25 yılı aşkın süredir, bir gazeteci olarak Gülen hareketini anlamaya ve anlatmaya çalışıyorum. Kendileri ve başkaları ne düşünür bilmem ama, hiçbir İslami cemaate duymadığım gibi Gülen hareketine karşı da herhangi bir düşmanlık duymadım. Ama bu hareketin en az sevenleri kadar sevmeyenleri, nefret edenleri olduğunu da biliyorum. Türkiye’nin selameti bakımından, diğer tüm kutuplaşmalar gibi, bunun da bir an önce son bulmasını dilerim.
Bu hareketi izleyen biri olarak, bu noktaya gelinmesinde, genel olarak Gülen cemaatinin, özel olarak bazı üyelerinin sorumluluklarının olduğu kanısındayım. Bu bağlamda, Gülen’in aktardığım sözlerinin “hatadan dönme” noktasında son derece anlamlı olduğunu düşünüyorum.

Rencide etmeden, kırmadan

Gülerce’nin köşesinden Gülen’in sözlerini şöyle sürdürdüğünü görüyoruz: “Keşke o insanlar da bizim iyiliğimizi isteyerek, bizler için ‘daha iyi olsalar’ mülahazasıyla ve insafla, izanla neyimiz eksik ise onu söyleseler. Biz de kendimizi Allah karşısında hesaba çekerek, kendimizle yüzleşerek, ‘neyimiz eksik, bu mevzuda ne yapsak’ desek. Okuma mı, müzakere mi, mukayeseli okuma mı, fedakârlık mı, ne eksikse bunlar bize rencide etmeden, kırmadan söylense. Biz bu yaklaşımı, irşat sayarız. Eksikliklerimizi giderme adına, bu hareketin içindeki insanların eksikliklerini giderme adına bir irşat sayarız. Bize irşat adına elini uzatan insanların elini öperiz, çok rahatlıkla...”

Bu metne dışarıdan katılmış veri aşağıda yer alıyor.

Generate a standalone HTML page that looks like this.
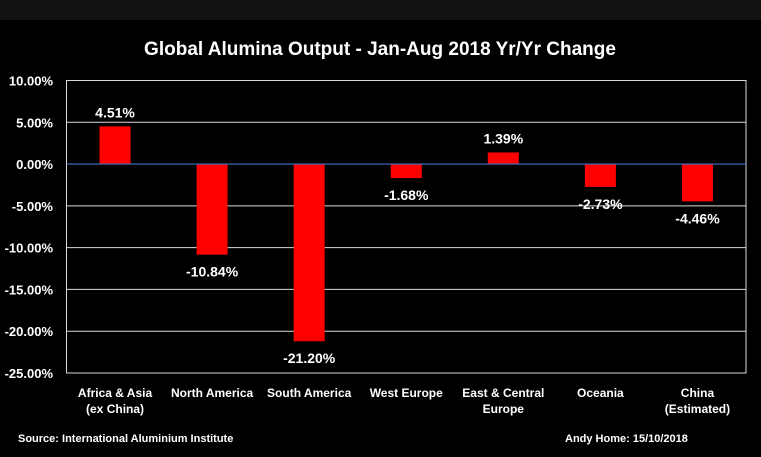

Hatırlayanlar olacaktır. 8 Haziran 2006 tarihinde Gülen’e hitaben Vatan Gazetesi’nde bir açık mektup kaleme almış ve kendisine 9 soru yöneltmiştim. Gülen ve takipçilerini rencide etmeden, kırmadan kaleme aldığım bu açık mektupla, tam da Gülen’in özlediği türden bir tartışma ve müzakereye kapı aralamak istiyordum.

Olmadı. Cevap alamadım. Bunun üzerine bir hafta sonra bir başka yazı kaleme aldım. Orada da amacımın “bağcı dövmek değil üzüm yemek” olduğunu tekrarladım ve Gülen ve cemaatini anlayabilmek için şu dört sorunun elzem olduğunu vurguladım:

1) Gülen cemaati, sivil toplum örgütlenmesi (STÖ) olarak tanımlanabilir mi?
2) Gülen ve cemaati ne kadar şeffaf?
3) Gülen demokrat mı?
4) Çetelere karşı mücadelede samimiler mi?
Bu sorular(ım) hâlâ geçerlidir ve tamamen sivil, demokratik, şeffaf ve çoğulcu bir ortamda tartışılmayı beklemektedir.